In the operation of solvent extraction systems in the laboratory, where new reagents and processes are typically developed, conditions are typically maintained in a moderately idealized state. In particular, the effects of “loading”, i. e., contacting aqueous solutions containing high concentrations of metal ions with extractant solutions targeting those metal ions, are typically not investigated until an advanced stage of process development is approached. In this limit, deviations from ideality are often observed. For example, a UO22+ extraction reaction having the following ideal stoichiometry,

UO22+ + 2 NO3- + 2 Ex = UO2(NO3)2Ex2

might adhere to this ideal stoichiometry through some range of concentra­tions, or more appropriately up to a solubility limit in the organic phase. At

higher concentrations of metal ions, the extraction stoichiometry might drop to

UO22+ + 2 NO3- + 1 Ex = UO2(NO3)2Ex

While the metal ion continues to partition, the possibility solute-molecule reorganization in the organic phase can occur leading to precipitation or to the separation of a third liquid phase (third phase formation).

In this metastable (though typically reversible) condition, the aqueous phase retains much of its essential character, while the organic phase will split into solute-poor (mainly diluent) and solute-rich (mainly extracted metal complex and excess extractant molecules) phases.

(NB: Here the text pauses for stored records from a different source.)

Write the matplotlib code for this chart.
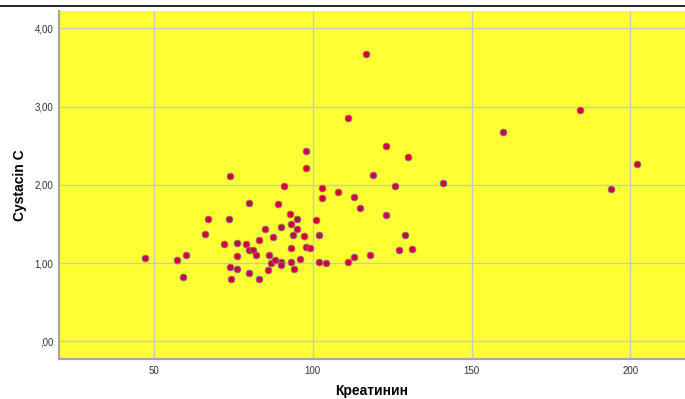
import matplotlib
matplotlib.use("Agg")
import matplotlib.pyplot as plt
from matplotlib.lines import Line2D
from matplotlib.ticker import FuncFormatter

kreatinin = [47.1, 57.1, 59.0, 60.1, 66.2, 67.0, 72.0, 74.0, 73.6, 73.9,
             74.2, 76.0, 76.2, 76.0, 79.0, 80.0, 80.0, 81.1, 82.1, 80.0,
             83.1, 83.1, 85.0, 86.1, 86.0, 87.0, 87.5, 88.2, 89.0, 90.0,
             90.0, 90.0, 91.0, 92.8, 93.0, 93.0, 93.0, 93.9, 94.1, 95.0,
             95.0, 96.1, 97.1, 98.0, 98.0, 98.0, 99.1, 101.1, 102.1, 102.1,
             103.0, 103.0, 104.1, 108.0, 111.0, 111.1, 113.1, 113.1, 114.9, 116.9,
             118.1, 119.0, 123.0, 123.1, 126.0, 127.2, 129.1, 130.0, 131.1, 141.0,
             160.0, 184.0, 194.0, 202.1]
cystacin = [1.07, 1.04, 0.82, 1.10, 1.37, 1.56, 1.24, 2.11, 1.57, 0.95,
            0.80, 1.26, 1.09, 0.93, 1.25, 1.77, 1.17, 1.17, 1.11, 0.88,
            1.30, 0.80, 1.43, 1.11, 0.91, 1.00, 1.34, 1.04, 1.75, 1.46,
            1.02, 0.98, 1.99, 1.63, 1.50, 1.19, 1.01, 1.36, 0.93, 1.56,
            1.43, 1.05, 1.35, 1.21, 2.43, 2.22, 1.19, 1.55, 1.36, 1.02,
            1.96, 1.83, 1.00, 1.91, 2.86, 1.01, 1.85, 1.08, 1.71, 3.67,
            1.10, 2.13, 2.50, 1.62, 1.99, 1.17, 1.36, 2.36, 1.18, 2.02,
            2.68, 2.96, 1.95, 2.26]

x_ticks = [50, 100, 150, 200]
y_ticks = [0, 1, 2, 3, 4]
x_label = "Креатинин"
y_label = "Cystacin C"

plt.rcParams['font.family'] = ['Liberation Sans', 'DejaVu Sans']

W, H = 685, 399
fig = plt.figure(figsize=(W / 100, H / 100), dpi=100)
ax = fig.add_axes([59 / W, 1 - 358.7 / H, (685 - 59) / W, (358.7 - 11) / H])
ax.set_facecolor('#ffff33')

ax.set_xlim(20.1, 217.2)
ax.set_ylim(-0.22, 4.22)
ax.set_xticks(x_ticks)
ax.set_yticks(y_ticks)
ax.yaxis.set_major_formatter(FuncFormatter(
    lambda v, p: ("%.2f" % v).replace('.', ',').replace('0,00', ',00')))
ax.grid(True, color='#c8c8c8', linewidth=1.0)
ax.set_axisbelow(True)

for s in ['top', 'right']:
    ax.spines[s].set_visible(False)
for s in ['left', 'bottom']:
    ax.spines[s].set_color('#a8a8a8')
    ax.spines[s].set_linewidth(1.6)

ax.tick_params(axis='both', length=0, labelsize=7, labelcolor='#333333')
ax.tick_params(axis='y', pad=4)
ax.tick_params(axis='x', pad=5)

ax.scatter(kreatinin, cystacin, s=24, c='#d2003c', edgecolors='#8a7a80',
           linewidths=0.6, zorder=3)

fig.text(372 / W, 1 - 391 / H, x_label, fontsize=10, fontweight='bold',
         ha='center', va='center')
fig.text(20 / W, 1 - 185 / H, y_label, fontsize=10, fontweight='bold',
         ha='center', va='center', rotation=90)

fig.add_artist(Line2D([0, 1], [1 - 6 / H, 1 - 6 / H], color='black',
                      linewidth=1.2, transform=fig.transFigure))

fig.savefig('out.png', dpi=100)
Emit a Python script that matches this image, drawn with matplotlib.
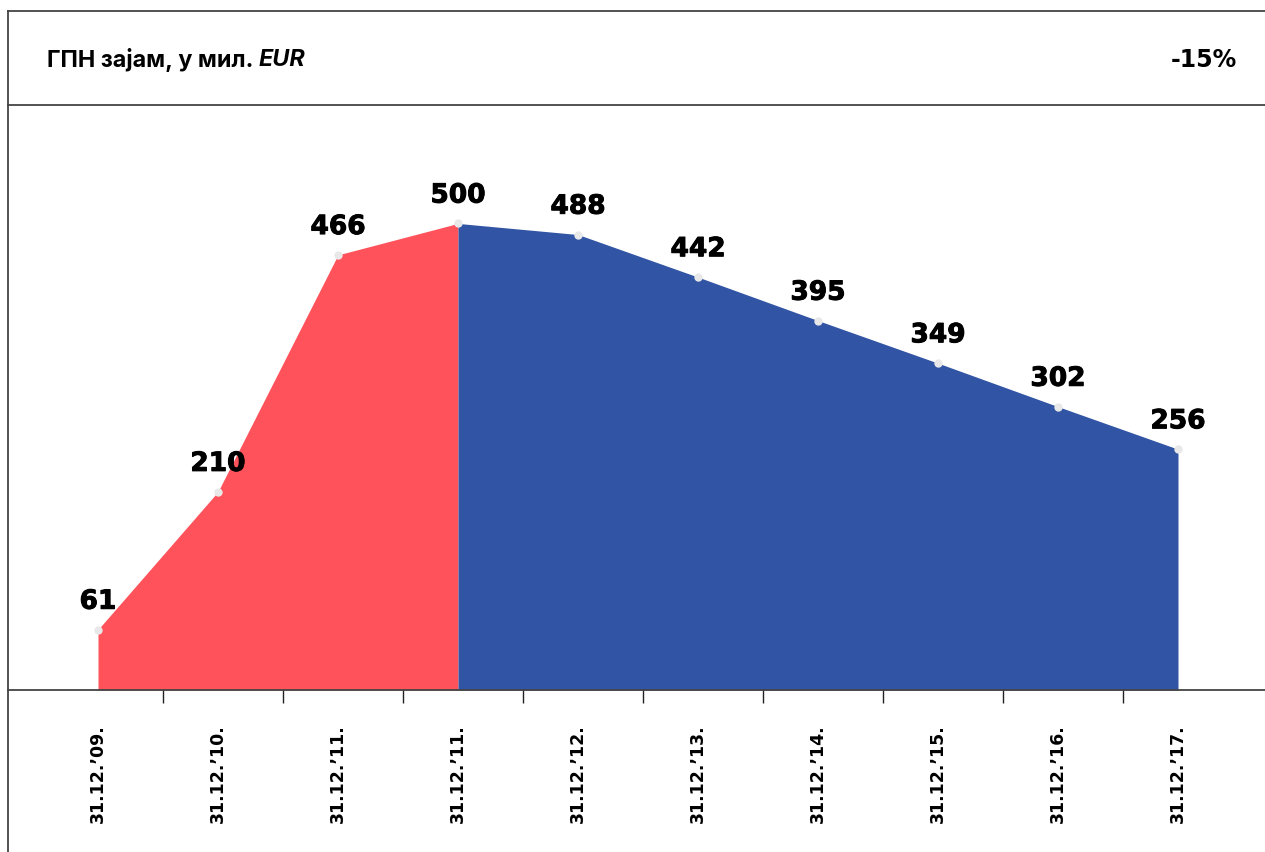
import matplotlib.pyplot as plt
import matplotlib.patheffects as pe
from matplotlib.lines import Line2D

# ГПН зајам, стање на крају године (мил. EUR)
dates = ['31.12.’09.', '31.12.’10.', '31.12.’11.', '31.12.’11.', '31.12.’12.',
         '31.12.’13.', '31.12.’14.', '31.12.’15.', '31.12.’16.', '31.12.’17.']
values = [61, 210, 466, 500, 488, 442, 395, 349, 302, 256]
split = 3  # до овог индекса црвено, после плаво

red = '#FF525A'
blue = '#3154A4'
frame = '#444444'

W, H = 1265, 852
fig = plt.figure(figsize=(W / 100, H / 100), dpi=100)

ax = fig.add_axes([8 / W, 1 - 690 / H, 1 - 8 / W, (690 - 105) / H])
x = list(range(len(values)))
floor = -4.3

ax.fill_between(x[:split + 1], values[:split + 1], floor, color=red, lw=0)
ax.fill_between(x[split:], values[split:], floor, color=blue, lw=0)
ax.plot(x, values, 'o', color='#e8e8e8', ms=6, mew=0, zorder=3)

# подебљане ознаке вредности
heavy = [pe.withStroke(linewidth=0.7, foreground='black')]
for xi, v in zip(x, values):
    ax.annotate(str(v), (xi, v), xytext=(0, 15), textcoords='offset points',
                ha='center', va='baseline', fontsize=19, fontweight='bold',
                family='DejaVu Sans', path_effects=heavy)

ax.set_xlim(-0.75, 9.725)
ax.set_ylim(floor, 628)

ax.set_xticks(x)
ax.set_xticklabels(dates, rotation=90, fontsize=12.5, fontweight='bold', va='top')
ax.tick_params(axis='x', which='major', length=0, pad=25)
ax.set_xticks([i + 0.54 for i in range(len(values) - 1)], minor=True)
ax.tick_params(axis='x', which='minor', length=9.4, width=1, color='#222222',
               direction='out')
ax.set_yticks([])
for s in ax.spines.values():
    s.set_visible(False)

# оквир и линије заглавља
for xs, ys in [((8, 8), (11, H)), ((8, W), (11, 11)), ((8, W), (105, 105)),
               ((8, W), (690, 690))]:
    fig.add_artist(Line2D([v / W for v in xs], [1 - v / H for v in ys],
                          color=frame, lw=1.3))

renderer = fig.canvas.get_renderer()
t1 = fig.text(47 / W, 1 - 60 / H, 'ГПН зајам, у мил. ', fontsize=16.8,
              fontweight='bold', family='Inter', va='center')
bb = t1.get_window_extent(renderer)
fig.text(bb.x1 / W, 1 - 60 / H, 'EUR', fontsize=16.8, fontweight='bold',
         style='italic', family='Inter', va='center')
fig.text(1237 / W, 1 - 60 / H, '-15%', fontsize=17, fontweight='bold',
         family='DejaVu Sans', ha='right', va='center')

fig.savefig('out.png', dpi=100)
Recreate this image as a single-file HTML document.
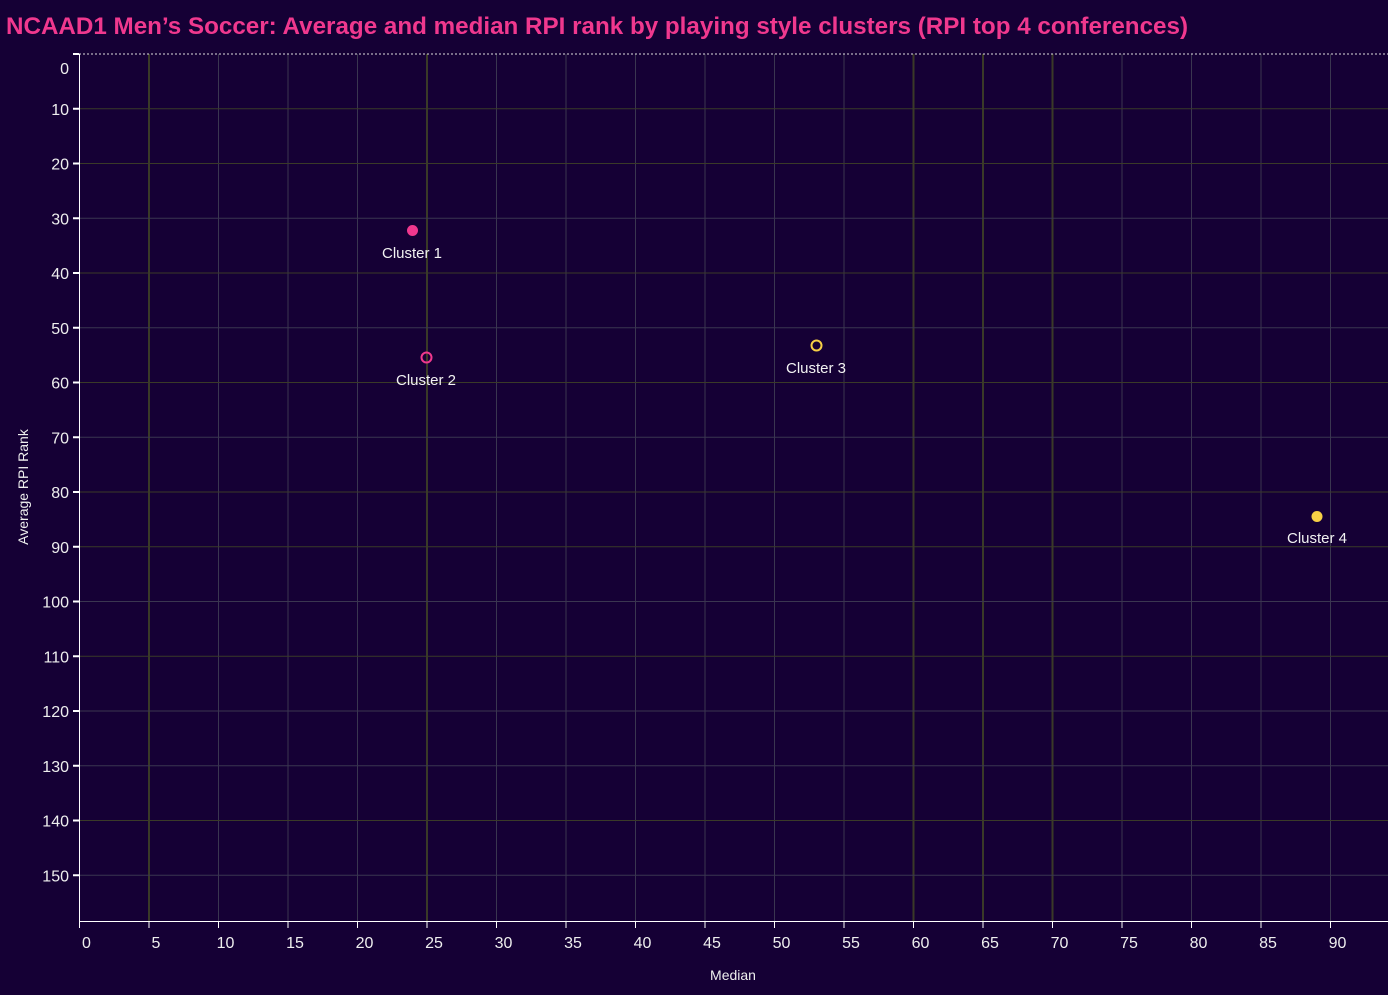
<!DOCTYPE html><html><head><meta charset="utf-8"><style>body{margin:0;background:#150035;}svg{display:block;font-family:"Liberation Sans",sans-serif}</style></head><body>
<svg width="1388" height="995" xmlns="http://www.w3.org/2000/svg">
<rect width="1388" height="995" fill="#150035"/>
<text x="6" y="34" fill="#f0388e" font-size="24" font-weight="bold" textLength="1182" lengthAdjust="spacingAndGlyphs">NCAAD1 Men’s Soccer: Average and median RPI rank by playing style clusters (RPI top 4 conferences)</text>
<g id="grid" stroke-width="1"></g>
<line x1="79" y1="54" x2="1388" y2="54" stroke="#ddd" stroke-dasharray="2,2"/>
<line x1="79.5" y1="54" x2="79.5" y2="921" stroke="#fff"/>
<line x1="79" y1="921.5" x2="1388" y2="921.5" stroke="#fff"/>
<g id="ticks" fill="#eee" font-size="16"></g>
<text x="733" y="980" fill="#eee" font-size="14" text-anchor="middle">Median</text>
<text transform="translate(28,487) rotate(-90)" fill="#eee" font-size="14" text-anchor="middle">Average RPI Rank</text>
<circle cx="412.5" cy="230.5" r="5.5" fill="#f0388e"/>
<circle cx="426.5" cy="357.5" r="5" fill="none" stroke="#f0388e" stroke-width="2"/>
<circle cx="816.5" cy="345.5" r="5" fill="none" stroke="#f7d046" stroke-width="2"/>
<circle cx="1317" cy="516.5" r="5.5" fill="#f7d046"/>
<g fill="#f2f2f2" font-size="15" text-anchor="middle">
<text x="412" y="258">Cluster 1</text>
<text x="426" y="385">Cluster 2</text>
<text x="816" y="373">Cluster 3</text>
<text x="1317" y="543">Cluster 4</text>
</g>
</svg>
<script>
const ns="http://www.w3.org/2000/svg",g=document.getElementById('grid'),t=document.getElementById('ticks');
function el(p,tag,a,txt){const e=document.createElementNS(ns,tag);for(const k in a)e.setAttribute(k,a[k]);if(txt!=null)e.textContent=txt;p.appendChild(e);}
const thickX=[5,25,60,65,70],thickY=[10,20,40,60,80,90,110,140];
for(let v=0;v<=90;v+=5){const x=79.5+v*13.9;
 if(v>0)el(g,'line',{x1:x,y1:54,x2:x,y2:921,stroke:thickX.includes(v)?'#3a3a28':'#3a3650','stroke-width':thickX.includes(v)?2:1});
 el(t,'line',{x1:x,y1:921,x2:x,y2:928,stroke:'#fff'});
 el(t,'text',{x:x+7,y:948,'text-anchor':'middle'},v);}
for(let v=10;v<=150;v+=10){const y=54+v*5.475;
 el(g,'line',{x1:79,y1:y,x2:1388,y2:y,stroke:thickY.includes(v)?'#3a3a28':'#3a3650','stroke-width':1});
 el(t,'line',{x1:73,y1:y,x2:79,y2:y,stroke:'#fff','stroke-width':2});
 el(t,'text',{x:69,y:y+6,'text-anchor':'end'},v);}
el(t,'text',{x:69,y:74,'text-anchor':'end'},0);
el(t,'line',{x1:73,y1:54,x2:79,y2:54,stroke:'#fff','stroke-width':2});
</script>
</body></html>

This condition is at best an annoyance as a source of process upset and at worst a serious safety hazard in the operation of a reprocessing facility, as the unintentional formation of a critical mass of fissile material can occur with potentially disastrous consequences. Such phenomena are well known in solvent extrac­tion of metal ions and mineral acids. The minimization of the potential for such an event to occur is addressed through appropriate alteration of diluent structures and mixtures of diluents, effective extractant design or by carefully designing process monitoring and control procedures to prevent overloading of extractant solutions. Recent research being conducted in the US and in particular in Europe have provided unique insights into the nature and driving force for such interactions. In the design of any facility or process that incorporates fissile materials, it is quite important to always consider these possibilities.